**Brief**
Start at the line containing "Clone this chart in Chart.js.", stop at the line containing "297.205, 297.370, 297.540];", and please reproduce every line in between, both ends included, without pictures.
========
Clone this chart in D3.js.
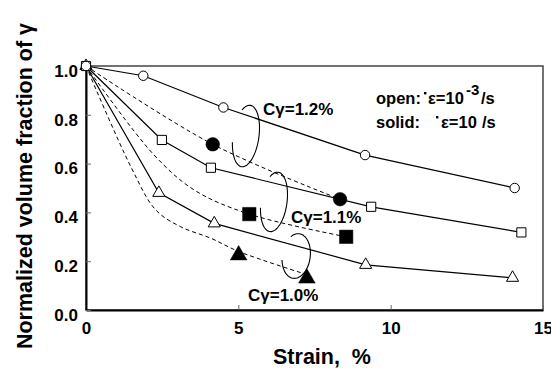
<!DOCTYPE html>
<html>
<head>
<meta charset="utf-8">
<script src="https://cdn.jsdelivr.net/npm/d3@7"></script>
<style>
  html, body { margin: 0; padding: 0; background: #fff; }
  svg { display: block; font-family: "Liberation Sans", Arial, sans-serif; }
</style>
</head>
<body>
<svg id="chart" width="551" height="370"></svg>
<script>
// Slow strain rate (open markers), per Cγ content
const strainOpen12 = [0, 1.88, 4.51, 9.16, 14.07];
const fracOpen12   = [1.0, 0.96, 0.83, 0.635, 0.50];
const strainOpen11 = [0, 2.49, 4.10, 9.36, 14.29];
const fracOpen11   = [1.0, 0.697, 0.583, 0.423, 0.318];
const strainOpen10 = [0, 2.39, 4.21, 9.18, 14.0];
const fracOpen10   = [1.0, 0.48, 0.355, 0.185, 0.132];

// Fast strain rate (solid markers)
const strainSolid12 = [4.16, 8.34];
const fracSolid12   = [0.679, 0.454];
const strainSolid11 = [5.36, 8.54];
const fracSolid11   = [0.393, 0.30];
const strainSolid10 = [5.01, 7.25];
const fracSolid10   = [0.225, 0.13];

// Dashed trend curves for the fast strain rate
const trendStrain12 = [0, 4.16, 8.34];
const trendFrac12   = [1.0, 0.679, 0.454];
const trendStrain11 = [0, 2.2, 3.55, 5.36, 8.54];
const trendFrac11   = [1.0, 0.64, 0.492, 0.393, 0.30];
const trendStrain10 = [0, 1.5, 2.29, 3.11, 4.1, 5.01, 7.25];
const trendFrac10   = [1.0, 0.58, 0.41, 0.341, 0.294, 0.24, 0.145];

// Axis ticks
const xTicks = [0, 5, 10, 15];
const yTicks = [0.0, 0.2, 0.4, 0.6, 0.8, 1.0];

// Loop annotations grouping each pair of curves
const loopLabels = ["Cγ=1.2%", "Cγ=1.1%", "Cγ=1.0%"];
const loopStrain = [5.25, 6.17, 6.9];
const loopFrac   = [0.713, 0.443, 0.221];

const svg = d3.select("#chart");
const margin = {left: 86, right: 8, top: 66, bottom: 60};
const W = 551, H = 370;

const x = d3.scaleLinear().domain([0, 15]).range([margin.left, W - margin.right]);
const y = d3.scaleLinear().domain([0, 1]).range([H - margin.bottom, margin.top]);

const zip = (a, b) => a.map((v, i) => [v, b[i]]);

// frame
svg.append("rect")
  .attr("x", x(0)).attr("y", y(1))
  .attr("width", x(15) - x(0)).attr("height", y(0) - y(1))
  .attr("fill", "none").attr("stroke", "#444").attr("stroke-width", 1.5);

// axes
const xAxis = d3.axisBottom(x).tickValues(xTicks).tickFormat(d3.format("d")).tickSizeInner(-5).tickSizeOuter(0).tickPadding(12);
const yAxis = d3.axisLeft(y).tickValues(yTicks).tickFormat(d3.format(".1f")).tickSizeInner(-5).tickSizeOuter(0).tickPadding(8);

const gx = svg.append("g").attr("transform", `translate(0,${y(0)})`).call(xAxis);
const gy = svg.append("g").attr("transform", `translate(${x(0)},0)`).call(yAxis);
[gx, gy].forEach(g => {
  g.select(".domain").attr("stroke", "#000").attr("stroke-width", 2);
  g.selectAll(".tick line").attr("stroke", "#666").attr("stroke-width", 1);
  g.selectAll(".tick text").attr("font-size", 17).attr("font-weight", "bold")
    .attr("fill", "#000").attr("font-family", "Liberation Sans, Arial, sans-serif");
});
gy.selectAll(".tick text").attr("dy", "0.6em");
gx.selectAll(".tick text").attr("dy", "0.68em");

// axis titles
svg.append("text")
  .attr("transform", `translate(32,186) rotate(-90)`)
  .attr("text-anchor", "middle")
  .attr("font-size", 21.5).attr("font-weight", "bold")
  .text("Normalized volume fraction of γ");

svg.append("text")
  .attr("x", 322).attr("y", 364)
  .attr("text-anchor", "middle")
  .attr("font-size", 21.5).attr("font-weight", "bold")
  .attr("xml:space", "preserve")
  .text("Strain,  %");

// dashed trend curves
const curveLine = d3.line().x(d => x(d[0])).y(d => y(d[1])).curve(d3.curveCatmullRom.alpha(0.5));
[[trendStrain12, trendFrac12], [trendStrain11, trendFrac11], [trendStrain10, trendFrac10]].forEach(([sx, fy]) => {
  svg.append("path").attr("d", curveLine(zip(sx, fy)))
    .attr("fill", "none").attr("stroke", "#000").attr("stroke-width", 1)
    .attr("stroke-dasharray", "4,3");
});

// solid lines for slow strain rate
const polyLine = d3.line().x(d => x(d[0])).y(d => y(d[1]));
[[strainOpen12, fracOpen12], [strainOpen11, fracOpen11], [strainOpen10, fracOpen10]].forEach(([sx, fy]) => {
  svg.append("path").attr("d", polyLine(zip(sx, fy)))
    .attr("fill", "none").attr("stroke", "#000").attr("stroke-width", 1.2);
});

// markers
function markers(sx, fy, type, size, filled) {
  svg.append("g").selectAll("path").data(zip(sx, fy)).join("path")
    .attr("transform", d => `translate(${x(d[0])},${y(d[1])})`)
    .attr("d", d3.symbol().type(type).size(size))
    .attr("fill", filled ? "#000" : "#fff")
    .attr("stroke", "#000").attr("stroke-width", filled ? 0.5 : 1);
}
markers(strainOpen10, fracOpen10, d3.symbolTriangle, 64, false);
markers(strainOpen11, fracOpen11, d3.symbolSquare, 84, false);
markers(strainOpen12, fracOpen12, d3.symbolCircle, 70, false);
markers(strainSolid12, fracSolid12, d3.symbolCircle, 145, true);
markers(strainSolid11, fracSolid11, d3.symbolSquare, 180, true);
markers(strainSolid10, fracSolid10, d3.symbolTriangle, 120, true);

// loop annotations (open ellipses around each pair of curves)
const loopRx = [13, 13, 14], loopRy = [31, 30, 22.5];
loopStrain.forEach((s, i) => {
  const pts = d3.range(235, 526, 5).map(a => {
    const t = a * Math.PI / 180;
    return [loopRx[i] * Math.cos(t), loopRy[i] * Math.sin(t)];
  });
  svg.append("path")
    .attr("transform", `translate(${x(s)},${y(loopFrac[i])}) rotate(8)`)
    .attr("d", d3.line().curve(d3.curveBasis)(pts))
    .attr("fill", "none").attr("stroke", "#000").attr("stroke-width", 1.1);
});

const labelPos = [[263, 115], [291, 223], [248, 301]];
loopLabels.forEach((t, i) => {
  svg.append("text").attr("x", labelPos[i][0]).attr("y", labelPos[i][1])
    .attr("font-size", 17).attr("font-weight", "bold").text(t);
});

// strain-rate legend
const leg = svg.append("g").attr("font-size", 16.5).attr("font-weight", "bold");
leg.append("text").attr("x", 376).attr("y", 104).text("open:");
leg.append("rect").attr("x", 424).attr("y", 92).attr("width", 2.4).attr("height", 2.4);
leg.append("text").attr("x", 428).attr("y", 104).text("ε=10");
leg.append("text").attr("x", 466).attr("y", 95).attr("font-size", 15).text("-3");
leg.append("text").attr("x", 481).attr("y", 104).text("/s");

leg.append("text").attr("x", 376).attr("y", 128).text("solid:");
leg.append("rect").attr("x", 436).attr("y", 116).attr("width", 2.4).attr("height", 2.4);
leg.append("text").attr("x", 441).attr("y", 128).text("ε=10");
leg.append("text").attr("x", 482).attr("y", 128).text("/s");
</script>
</body>
</html>
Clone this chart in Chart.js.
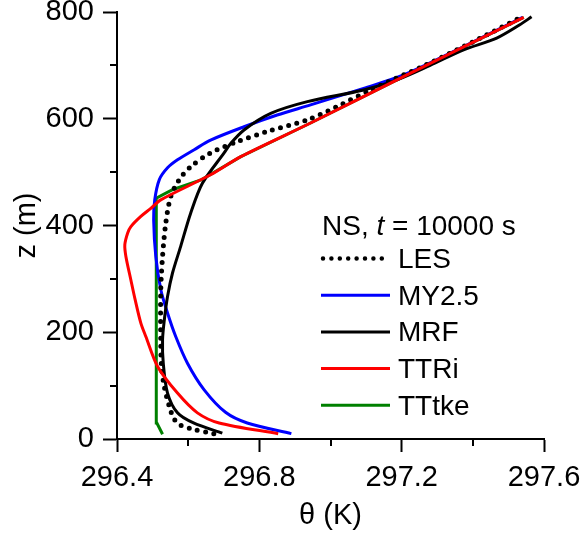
<!DOCTYPE html>
<html>
<head>
<meta charset="utf-8">
<script src="https://cdn.jsdelivr.net/npm/chart.js@4.4.0/dist/chart.umd.min.js"></script>
<style>
    html, body { margin: 0; padding: 0; background: #fff; }
    #wrap { width: 582px; height: 535px; position: relative; }
</style>
</head>
<body>
<div id="wrap"><canvas id="profile"></canvas></div>
<script>
// potential temperature profiles, theta (K) against height z (m)
const seriesNames = ['LES', 'MY2.5', 'MRF', 'TTRi', 'TTtke'];

const lesZ = [10, 18, 26, 38, 61, 98, 136, 186, 280, 342, 404, 454, 486, 510, 536, 557, 576, 598, 623, 654, 700, 750, 790];
const lesTheta = [296.672, 296.615, 296.578, 296.560, 296.547, 296.533, 296.525, 296.523, 296.523, 296.528, 296.537, 296.551,
    296.575, 296.607, 296.663, 296.738, 296.822, 296.935, 297.019, 297.112, 297.265, 297.418, 297.535];

const my25Z = [10, 30, 50, 92, 142, 192, 236, 280, 342, 411, 448, 486, 508, 523, 542, 560, 585, 607, 626, 657, 682, 734, 790];
const my25Theta = [296.890, 296.766, 296.705, 296.645, 296.598, 296.565, 296.542, 296.523, 296.509, 296.503, 296.506, 296.519,
    296.542, 296.570, 296.617, 296.663, 296.757, 296.850, 296.944, 297.093, 297.205, 297.370, 297.540];

const mrfZ = [11, 30, 49, 86, 142, 186, 223, 267, 311, 361, 423, 479, 536, 554, 579, 610, 632, 654, 673, 700, 729, 751, 776, 791];
const mrfTheta = [296.696, 296.615, 296.570, 296.542, 296.530, 296.528, 296.533, 296.542, 296.556, 296.579, 296.607, 296.640,
    296.701, 296.720, 296.757, 296.832, 296.935, 297.093, 297.187, 297.280, 297.374, 297.467, 297.532, 297.565];

const ttriZ = [10, 30, 49, 86, 136, 192, 217, 261, 298, 342, 364, 386, 398, 417, 432, 448, 495, 529, 592, 679, 790];
const ttriTheta = [296.853, 296.687, 296.626, 296.570, 296.514, 296.481, 296.467, 296.451, 296.439, 296.425, 296.422, 296.430,
    296.439, 296.467, 296.495, 296.523, 296.663, 296.748, 296.944, 297.205, 297.543];

const tttkeZ = [9, 30, 100, 200, 300, 400, 451, 467, 486, 529, 592, 679, 790];
const tttkeTheta = [296.528, 296.512, 296.511, 296.510, 296.510, 296.510, 296.511, 296.556, 296.638, 296.748, 296.944,
    297.205, 297.543];

const xMajor = [296.4, 296.8, 297.2, 297.6];
const yMajor = [0, 200, 400, 600, 800];

const family = '"Liberation Sans", Arial, sans-serif';
const fontSize = 29;
Chart.defaults.font.family = family;
Chart.defaults.color = '#000';

function pts(theta, z) {
    return theta.map((t, i) => ({ x: t, y: z[i] }));
}

function isMajor(list, v) {
    return list.some(m => Math.abs(m - v) < 1e-6);
}

// short ticks for the unlabelled steps
const minorTicks = {
    id: 'minorTicks',
    afterDraw(chart) {
        const { ctx, chartArea, scales: { x, y } } = chart;
        ctx.save();
        ctx.strokeStyle = '#000';
        ctx.lineWidth = 2;
        ctx.beginPath();
        x.ticks.forEach(t => {
            if (isMajor(xMajor, t.value)) return;
            const px = Math.round(x.getPixelForValue(t.value));
            ctx.moveTo(px, chartArea.bottom);
            ctx.lineTo(px, chartArea.bottom + 7);
        });
        y.ticks.forEach(t => {
            if (isMajor(yMajor, t.value)) return;
            const py = Math.round(y.getPixelForValue(t.value));
            ctx.moveTo(chartArea.left, py);
            ctx.lineTo(chartArea.left - 7, py);
        });
        ctx.stroke();
        ctx.restore();
    }
};

// legend box inside the plot, with the run title on top
const profileLegend = {
    id: 'profileLegend',
    afterDatasetsDraw(chart) {
        const ctx = chart.ctx;
        const x0 = 321, lineLen = 69, textX = 398;
        const rowTop = 258.5, rowGap = 36.7;
        ctx.save();
        ctx.fillStyle = '#000';
        ctx.textBaseline = 'alphabetic';
        let x = 322;
        [['NS, ', ''], ['t', 'italic '], [' = 10000 s', '']].forEach(([s, style]) => {
            ctx.font = style + '28px ' + family;
            ctx.fillText(s, x, 235);
            x += ctx.measureText(s).width;
        });
        chart.data.datasets.forEach((ds, i) => {
            const cy = rowTop + i * rowGap;
            ctx.beginPath();
            ctx.strokeStyle = ds.borderColor;
            ctx.lineWidth = ds.label === 'LES' ? 4.5 : ds.borderWidth;
            ctx.lineCap = ds.borderCapStyle || 'butt';
            ctx.setLineDash(ds.borderDash || []);
            ctx.moveTo(x0 + (ds.label === 'LES' ? 2 : 0), cy);
            ctx.lineTo(x0 + lineLen, cy);
            ctx.stroke();
            ctx.setLineDash([]);
            ctx.font = '28px ' + family;
            ctx.fillText(ds.label, textX, cy + 9.5);
        });
        ctx.restore();
    }
};

const data = {
    datasets: [{
        label: seriesNames[0],
        data: pts(lesTheta, lesZ),
        borderColor: '#000000',
        borderWidth: 5,
        borderDash: [0, 8.4],
        borderCapStyle: 'round',
        order: 1
    }, {
        label: seriesNames[1],
        data: pts(my25Theta, my25Z),
        borderColor: '#0000ff',
        borderWidth: 3,
        order: 3
    }, {
        label: seriesNames[2],
        data: pts(mrfTheta, mrfZ),
        borderColor: '#000000',
        borderWidth: 3,
        order: 2
    }, {
        label: seriesNames[3],
        data: pts(ttriTheta, ttriZ),
        borderColor: '#ff0000',
        borderWidth: 3,
        order: 0
    }, {
        label: seriesNames[4],
        data: pts(tttkeTheta, tttkeZ),
        borderColor: '#008000',
        borderWidth: 3,
        tension: 0,
        order: 4
    }]
};

const config = {
    type: 'scatter',
    data: data,
    options: {
        responsive: true,
        maintainAspectRatio: false,
        animation: false,
        events: [],
        layout: { padding: { top: 12, right: 38, left: 0, bottom: 0 } },
        datasets: {
            scatter: {
                showLine: true,
                pointRadius: 0,
                tension: 0.3,
                fill: false
            }
        },
        plugins: {
            legend: { display: false },
            tooltip: { enabled: false }
        },
        scales: {
            x: {
                type: 'linear',
                min: 296.4,
                max: 297.6,
                border: { color: '#000', width: 2 },
                grid: {
                    drawOnChartArea: false,
                    tickLength: 13,
                    tickWidth: 2,
                    tickColor: c => isMajor(xMajor, c.tick.value) ? '#000' : 'rgba(0,0,0,0)'
                },
                ticks: {
                    stepSize: 0.2,
                    autoSkip: false,
                    maxRotation: 0,
                    padding: 9,
                    font: { size: fontSize },
                    callback: v => isMajor(xMajor, v) ? v.toFixed(1) : ''
                },
                title: {
                    display: true,
                    text: 'θ (K)',
                    font: { size: fontSize },
                    padding: { top: 0, bottom: 2 }
                },
                afterFit: s => {
                    s.height = 96;
                    s.paddingLeft = 0;
                    s.paddingRight = 0;
                }
            },
            y: {
                type: 'linear',
                min: 0,
                max: 800,
                border: { color: '#000', width: 2 },
                grid: {
                    drawOnChartArea: false,
                    tickLength: 14,
                    tickWidth: 2,
                    tickColor: c => isMajor(yMajor, c.tick.value) ? '#000' : 'rgba(0,0,0,0)'
                },
                ticks: {
                    stepSize: 100,
                    autoSkip: false,
                    padding: 9,
                    font: { size: fontSize },
                    callback: v => isMajor(yMajor, v) ? String(v) : ''
                },
                title: {
                    display: true,
                    text: 'z (m)',
                    font: { size: fontSize },
                    padding: { top: 10, bottom: 0 }
                },
                afterFit: s => {
                    s.width = 117;
                    s.paddingTop = 0;
                    s.paddingBottom = 0;
                }
            }
        }
    },
    plugins: [minorTicks, profileLegend]
};

const profileChart = new Chart(document.getElementById('profile'), config);
</script>
</body>
</html>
========
**Task solution**
Clone this chart in Chart.js.
<!DOCTYPE html>
<html>
<head>
<meta charset="utf-8">
<script src="https://cdn.jsdelivr.net/npm/chart.js@4.4.0/dist/chart.umd.min.js"></script>
<style>
    html, body { margin: 0; padding: 0; background: #fff; }
    #wrap { width: 582px; height: 535px; position: relative; }
</style>
</head>
<body>
<div id="wrap"><canvas id="profile"></canvas></div>
<script>
// potential temperature profiles, theta (K) against height z (m)
const seriesNames = ['LES', 'MY2.5', 'MRF', 'TTRi', 'TTtke'];

const lesZ = [10, 18, 26, 38, 61, 98, 136, 186, 280, 342, 404, 454, 486, 510, 536, 557, 576, 598, 623, 654, 700, 750, 790];
const lesTheta = [296.672, 296.615, 296.578, 296.560, 296.547, 296.533, 296.525, 296.523, 296.523, 296.528, 296.537, 296.551,
    296.575, 296.607, 296.663, 296.738, 296.822, 296.935, 297.019, 297.112, 297.265, 297.418, 297.535];

const my25Z = [10, 30, 50, 92, 142, 192, 236, 280, 342, 411, 448, 486, 508, 523, 542, 560, 585, 607, 626, 657, 682, 734, 790];
const my25Theta = [296.890, 296.766, 296.705, 296.645, 296.598, 296.565, 296.542, 296.523, 296.509, 296.503, 296.506, 296.519,
    296.542, 296.570, 296.617, 296.663, 296.757, 296.850, 296.944, 297.093, 297.205, 297.370, 297.540];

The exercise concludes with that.